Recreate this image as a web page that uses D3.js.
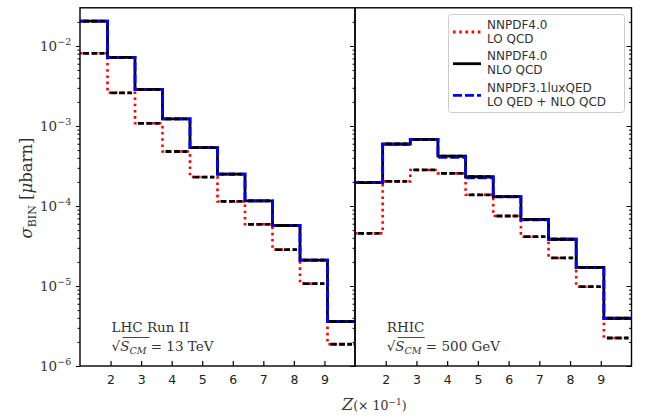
<!DOCTYPE html>
<html>
<head>
<meta charset="utf-8">
<script src="https://cdn.jsdelivr.net/npm/d3@7"></script>
<style>
  body { margin: 0; background: #fff; }
</style>
</head>
<body>
<div id="chart"></div>
<script>
// Bin edges in z (x 10^-1)
var edges = [1, 1.9, 2.8, 3.7, 4.6, 5.5, 6.4, 7.3, 8.2, 9.1, 10];

// LHC Run II, 13 TeV
var lhcLO  = [8.1e-3, 2.6e-3, 1.08e-3, 4.8e-4, 2.3e-4, 1.14e-4, 5.9e-5, 2.85e-5, 1.07e-5, 1.87e-6];
var lhcNLO = [2.04e-2, 7.2e-3, 2.87e-3, 1.23e-3, 5.35e-4, 2.5e-4, 1.16e-4, 5.7e-5, 2.11e-5, 3.6e-6];
var lhcQED = [2.04e-2, 7.2e-3, 2.87e-3, 1.23e-3, 5.35e-4, 2.5e-4, 1.16e-4, 5.7e-5, 2.11e-5, 3.6e-6];

// RHIC, 500 GeV
var rhicLO  = [4.55e-5, 2.03e-4, 2.82e-4, 2.56e-4, 1.38e-4, 7.5e-5, 4.13e-5, 2.24e-5, 9.8e-6, 2.24e-6];
var rhicNLO = [1.96e-4, 5.95e-4, 6.8e-4, 4.2e-4, 2.32e-4, 1.31e-4, 6.8e-5, 3.84e-5, 1.71e-5, 3.95e-6];
var rhicQED = [1.96e-4, 5.9e-4, 6.75e-4, 4.05e-4, 2.25e-4, 1.3e-4, 6.7e-5, 3.84e-5, 1.7e-5, 3.9e-6];

var xTicks = [2, 3, 4, 5, 6, 7, 8, 9];
var yDecades = [1e-6, 1e-5, 1e-4, 1e-3, 1e-2];
var yExps = ["\u22126", "\u22125", "\u22124", "\u22123", "\u22122"];

var legendTop = ["NNPDF4.0", "NNPDF4.0", "NNPDF3.1luxQED"];
var legendBottom = ["LO QCD", "NLO QCD", "LO QED + NLO QCD"];

var svgWidth = 647;
var svgHeight = 418;
var plotTop = 7.8, plotBottom = 366;

var svg = d3.select("#chart")
  .append("svg")
  .attr("width", svgWidth)
  .attr("height", svgHeight)
  .style("font-family", "DejaVu Sans, sans-serif");

var yScale = d3.scaleLog()
  .domain([1e-6, 0.03])
  .range([plotBottom, plotTop]);

var panels = [
  {x0: 80, x1: 355, lo: lhcLO, nlo: lhcNLO, qed: lhcQED, name: "LHC Run II", energy: "13 TeV"},
  {x0: 355, x1: 631.5, lo: rhicLO, nlo: rhicNLO, qed: rhicQED, name: "RHIC", energy: "500 GeV"}
];

var minorTicks = [];
yDecades.forEach(function(d) {
  for (var k = 2; k <= 9; k++) {
    if (d * k < 0.03) minorTicks.push(d * k);
  }
});

panels.forEach(function(p, pi) {
  var xScale = d3.scaleLinear().domain([1, 10]).range([p.x0, p.x1]);

  var g = svg.append("g");

  function stepPath(vals) {
    var pts = edges.map(function(e, i) {
      return [e, vals[Math.min(i, vals.length - 1)]];
    });
    return d3.line()
      .x(d => xScale(d[0]))
      .y(d => yScale(d[1]))
      .curve(d3.curveStepAfter)(pts);
  }

  // LO QCD, red dotted
  g.append("path")
    .attr("d", stepPath(p.lo))
    .attr("fill", "none")
    .attr("stroke", "#ff0000")
    .attr("stroke-width", 2.6)
    .attr("stroke-dasharray", "2.6,3.6");

  // NLO QCD, black solid
  g.append("path")
    .attr("d", stepPath(p.nlo))
    .attr("fill", "none")
    .attr("stroke", "#000")
    .attr("stroke-width", 2.8);

  // LO QED + NLO QCD, blue dashed
  g.append("path")
    .attr("d", stepPath(p.qed))
    .attr("fill", "none")
    .attr("stroke", "#0000ff")
    .attr("stroke-width", 2.8)
    .attr("stroke-dasharray", "9,3");

  // black dashed bin markers on top of each bin
  [p.lo, p.nlo].forEach(function(vals) {
    g.selectAll(null)
      .data(vals)
      .enter()
      .append("line")
      .attr("x1", (d, i) => xScale(edges[i]) + 3)
      .attr("x2", (d, i) => xScale(edges[i + 1]) - 3)
      .attr("y1", d => yScale(d))
      .attr("y2", d => yScale(d))
      .attr("stroke", "#000")
      .attr("stroke-width", 2.8)
      .attr("stroke-dasharray", "6,2.5");
  });

  // frame
  g.append("rect")
    .attr("x", p.x0)
    .attr("y", plotTop)
    .attr("width", p.x1 - p.x0)
    .attr("height", plotBottom - plotTop)
    .attr("fill", "none")
    .attr("stroke", "#000")
    .attr("stroke-width", 1.4);

  // x axis, ticks inward
  var xAxis = g.append("g")
    .attr("transform", `translate(0, ${plotBottom})`)
    .call(d3.axisBottom(xScale).tickValues(xTicks).tickSize(-5).tickPadding(9).tickFormat(d3.format("d")));
  xAxis.select(".domain").remove();
  xAxis.selectAll("line").attr("stroke-width", 1.2);
  xAxis.selectAll("text")
    .style("font-family", "DejaVu Sans, sans-serif")
    .style("font-size", "12.5px")
    .attr("fill", "#222");

  // right spine, ticks inward
  var rAxis = g.append("g").attr("transform", `translate(${p.x1}, 0)`);
  rAxis.append("g").call(d3.axisLeft(yScale).tickValues(yDecades).tickSize(5).tickFormat(""));
  rAxis.append("g").call(d3.axisLeft(yScale).tickValues(minorTicks).tickSize(2.5).tickFormat(""));
  rAxis.selectAll(".domain").remove();
  rAxis.selectAll("line").attr("stroke-width", 1);

  // annotation
  var ax = xScale(2) + 1;
  g.append("text")
    .attr("x", ax)
    .attr("y", 332)
    .style("font-family", "DejaVu Serif, serif")
    .style("font-size", "13.5px")
    .attr("fill", "#333")
    .text(p.name);
  var t = g.append("text")
    .attr("x", ax)
    .attr("y", 351)
    .style("font-family", "DejaVu Serif, serif")
    .style("font-size", "13.5px")
    .attr("fill", "#333");
  t.append("tspan").text("\u221A");
  t.append("tspan").attr("font-style", "italic").text("S");
  t.append("tspan").attr("font-style", "italic").attr("font-size", "9.5px").attr("dy", 3).text("CM");
  t.append("tspan").attr("dy", -3).text(" = " + p.energy);
  g.append("line")
    .attr("x1", ax + 11)
    .attr("x2", ax + 38)
    .attr("y1", 337.5)
    .attr("y2", 337.5)
    .attr("stroke", "#333")
    .attr("stroke-width", 0.9);
});

// left spine of left panel, ticks outward with labels
var lAxis = svg.append("g").attr("transform", "translate(80, 0)");
lAxis.append("g").call(d3.axisLeft(yScale).tickValues(yDecades).tickSize(4).tickFormat(""));
lAxis.append("g").call(d3.axisLeft(yScale).tickValues(minorTicks).tickSize(2.5).tickFormat(""));
lAxis.selectAll(".domain").remove();
lAxis.selectAll("line").attr("stroke-width", 1);

var yLabels = svg.append("g")
  .style("font-family", "DejaVu Serif, serif")
  .attr("fill", "#333");
yDecades.forEach(function(d, i) {
  var tx = yLabels.append("text")
    .attr("x", 40)
    .attr("y", yScale(d) + 5)
    .style("font-size", "13.5px");
  tx.append("tspan").text("10");
  tx.append("tspan").attr("dy", -6).style("font-size", "9.5px").text(yExps[i]);
});

// y label
var yl = svg.append("text")
  .attr("transform", "translate(32, 188) rotate(-90)")
  .attr("text-anchor", "middle")
  .style("font-family", "DejaVu Serif, serif")
  .style("font-size", "16.5px")
  .attr("fill", "#333");
yl.append("tspan").attr("font-style", "italic").text("\u03C3");
yl.append("tspan").attr("dy", 4).style("font-size", "11px").text("BIN");
yl.append("tspan").attr("dy", -4).text(" [");
yl.append("tspan").attr("font-style", "italic").text("\u03BC");
yl.append("tspan").text("barn]");

// x label
var xl = svg.append("text")
  .attr("x", 342)
  .attr("y", 410)
  .style("font-family", "DejaVu Serif, serif")
  .style("font-size", "16px")
  .attr("fill", "#333");
xl.append("tspan").attr("font-style", "italic").text("Z");
xl.append("tspan").style("font-size", "12.5px").text("(\u00D7 10");
xl.append("tspan").attr("dy", -5).style("font-size", "9px").text("\u22121");
xl.append("tspan").attr("dy", 5).style("font-size", "12.5px").text(")");

// legend
var legend = svg.append("g");
legend.append("rect")
  .attr("x", 448.5)
  .attr("y", 14.5)
  .attr("width", 176)
  .attr("height", 98)
  .attr("rx", 3)
  .attr("fill", "#fff")
  .attr("fill-opacity", 0.8)
  .attr("stroke", "#ccc")
  .attr("stroke-width", 1);

var legendStyles = [
  {color: "#ff0000", dash: "2.6,3.6"},
  {color: "#000", dash: null},
  {color: "#0000ff", dash: "9,3"}
];

legendTop.forEach(function(label, i) {
  var cy = 32 + i * 31.7;
  legend.append("line")
    .attr("x1", 453)
    .attr("x2", 481)
    .attr("y1", cy)
    .attr("y2", cy)
    .attr("stroke", legendStyles[i].color)
    .attr("stroke-width", 2.8)
    .attr("stroke-dasharray", legendStyles[i].dash);
  legend.append("text")
    .attr("x", 487)
    .attr("y", cy - 3.5)
    .style("font-size", "12px")
    .attr("fill", "#333")
    .text(label);
  legend.append("text")
    .attr("x", 487)
    .attr("y", cy + 10.5)
    .style("font-size", "12px")
    .attr("fill", "#333")
    .text(legendBottom[i]);
});
</script>
</body>
</html>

┄┄┄┄┄┄┄┄┄┄┄┄┄┄┄┄┄┄┄┄

▸ Exercise goal
From the first line above to the line containing "8.2, 9.1, 10];", repeat each line exactly. Pictures stay out.

▸ Finished task
Recreate this image as a web page that uses D3.js.
<!DOCTYPE html>
<html>
<head>
<meta charset="utf-8">
<script src="https://cdn.jsdelivr.net/npm/d3@7"></script>
<style>
  body { margin: 0; background: #fff; }
</style>
</head>
<body>
<div id="chart"></div>
<script>
// Bin edges in z (x 10^-1)
var edges = [1, 1.9, 2.8, 3.7, 4.6, 5.5, 6.4, 7.3, 8.2, 9.1, 10];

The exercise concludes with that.